• Stated task
Write out every line of the material as it stands, apart from the pictures.

• Available data
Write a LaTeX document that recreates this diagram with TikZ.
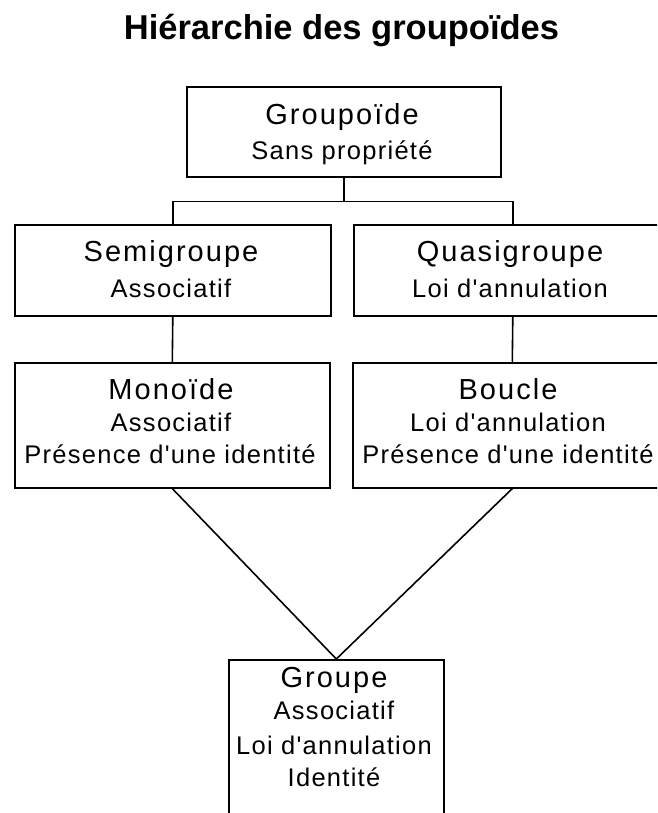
\documentclass[tikz,border=0pt]{standalone}
\usepackage{fontspec}
\setmainfont{Liberation Sans}
\newfontfamily\headf[LetterSpace=7]{Liberation Sans}
\newfontfamily\bodyf[LetterSpace=5]{Liberation Sans}
\newcommand\titlesz{\fontsize{34.5}{40}\selectfont\bfseries}
\newcommand\headsz{\headf\fontsize{29}{32}\selectfont}
\newcommand\bodysz{\bodyf\fontsize{25.5}{28}\selectfont}
\begin{document}
\begin{tikzpicture}[x=1pt,y=1pt,
  box/.style={draw=black, line width=1.6pt, rectangle, inner sep=0pt, anchor=north west},
  conn/.style={draw=black, line width=1.6pt},
  head/.style={anchor=base, inner sep=0pt, font=\headsz},
  body/.style={anchor=base, inner sep=0pt, font=\bodysz}]
\useasboundingbox (0,0) rectangle (657,813);
\fill[white] (0,0) rectangle (657,813);
\clip (0,0) rectangle (657,813);
% title
\node[anchor=base, inner sep=0pt, font=\titlesz] (title) at (341.5,773) {Hiérarchie des groupoïdes};
% boxes (top-left corner, size)
\node[box, minimum width=314pt, minimum height=90pt] (groupoide) at (186,727) {};
\node[box, minimum width=316pt, minimum height=91pt] (semi) at (14,589) {};
\node[box, minimum width=318pt, minimum height=91pt] (quasi) at (353,589) {};
\node[box, minimum width=315pt, minimum height=125pt] (mono) at (14,451) {};
\node[box, minimum width=319pt, minimum height=125pt] (boucle) at (352,451) {};
\node[box, minimum width=215pt, minimum height=190pt] (groupe) at (228,154) {};
% texts
\node[head] (t1a) at (342,688) {Groupoïde};
\node[body] (t1b) at (342,653) {Sans propriété};
\node[head] (t2a) at (171,551) {Semigroupe};
\node[body] (t2b) at (171,515) {Associatif};
\node[head] (t3a) at (510,551) {Quasigroupe};
\node[body] (t3b) at (510,515) {Loi d'annulation};
\node[head] (t4a) at (171,413) {Monoïde};
\node[body] (t4b) at (171,381) {Associatif};
\node[body] (t4c) at (170,349) {Présence d'une identité};
\node[head] (t5a) at (508,413) {Boucle};
\node[body] (t5b) at (508,381) {Loi d'annulation};
\node[body] (t5c) at (508,349) {Présence d'une identité};
\node[head] (t6a) at (334,125) {Groupe};
\node[body] (t6b) at (334,93) {Associatif};
\node[body] (t6c) at (334,58) {Loi d'annulation};
\node[body] (t6d) at (334,26) {Identité};
% connectors
\draw[conn] (groupoide.south) -- ++(0,-24) coordinate (j);
\draw[conn] (semi.north) |- (j) -| (quasi.north);
\draw[conn] (semi.south) -- (mono.north);
\draw[conn] (quasi.south) -- (boucle.north);
\draw[conn] (mono.south) -- (groupe.north);
\draw[conn] (boucle.south) -- (groupe.north);
\end{tikzpicture}
\end{document}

• Response to the exercise
Write a LaTeX document that recreates this diagram with TikZ.
\documentclass[tikz,border=0pt]{standalone}
\usepackage{fontspec}
\setmainfont{Liberation Sans}
\newfontfamily\headf[LetterSpace=7]{Liberation Sans}
\newfontfamily\bodyf[LetterSpace=5]{Liberation Sans}
\newcommand\titlesz{\fontsize{34.5}{40}\selectfont\bfseries}
\newcommand\headsz{\headf\fontsize{29}{32}\selectfont}
\newcommand\bodysz{\bodyf\fontsize{25.5}{28}\selectfont}
\begin{document}
\begin{tikzpicture}[x=1pt,y=1pt,
  box/.style={draw=black, line width=1.6pt, rectangle, inner sep=0pt, anchor=north west},
  conn/.style={draw=black, line width=1.6pt},
  head/.style={anchor=base, inner sep=0pt, font=\headsz},
  body/.style={anchor=base, inner sep=0pt, font=\bodysz}]
\useasboundingbox (0,0) rectangle (657,813);
\fill[white] (0,0) rectangle (657,813);
\clip (0,0) rectangle (657,813);
% title
\node[anchor=base, inner sep=0pt, font=\titlesz] (title) at (341.5,773) {Hiérarchie des groupoïdes};
% boxes (top-left corner, size)
\node[box, minimum width=314pt, minimum height=90pt] (groupoide) at (186,727) {};
\node[box, minimum width=316pt, minimum height=91pt] (semi) at (14,589) {};
\node[box, minimum width=318pt, minimum height=91pt] (quasi) at (353,589) {};
\node[box, minimum width=315pt, minimum height=125pt] (mono) at (14,451) {};
\node[box, minimum width=319pt, minimum height=125pt] (boucle) at (352,451) {};
\node[box, minimum width=215pt, minimum height=190pt] (groupe) at (228,154) {};
% texts
\node[head] (t1a) at (342,688) {Groupoïde};
\node[body] (t1b) at (342,653) {Sans propriété};
\node[head] (t2a) at (171,551) {Semigroupe};
\node[body] (t2b) at (171,515) {Associatif};
\node[head] (t3a) at (510,551) {Quasigroupe};
\node[body] (t3b) at (510,515) {Loi d'annulation};
\node[head] (t4a) at (171,413) {Monoïde};
\node[body] (t4b) at (171,381) {Associatif};
\node[body] (t4c) at (170,349) {Présence d'une identité};
\node[head] (t5a) at (508,413) {Boucle};
\node[body] (t5b) at (508,381) {Loi d'annulation};
\node[body] (t5c) at (508,349) {Présence d'une identité};
\node[head] (t6a) at (334,125) {Groupe};
\node[body] (t6b) at (334,93) {Associatif};
\node[body] (t6c) at (334,58) {Loi d'annulation};
\node[body] (t6d) at (334,26) {Identité};
% connectors
\draw[conn] (groupoide.south) -- ++(0,-24) coordinate (j);
\draw[conn] (semi.north) |- (j) -| (quasi.north);
\draw[conn] (semi.south) -- (mono.north);
\draw[conn] (quasi.south) -- (boucle.north);
\draw[conn] (mono.south) -- (groupe.north);
\draw[conn] (boucle.south) -- (groupe.north);
\end{tikzpicture}
\end{document}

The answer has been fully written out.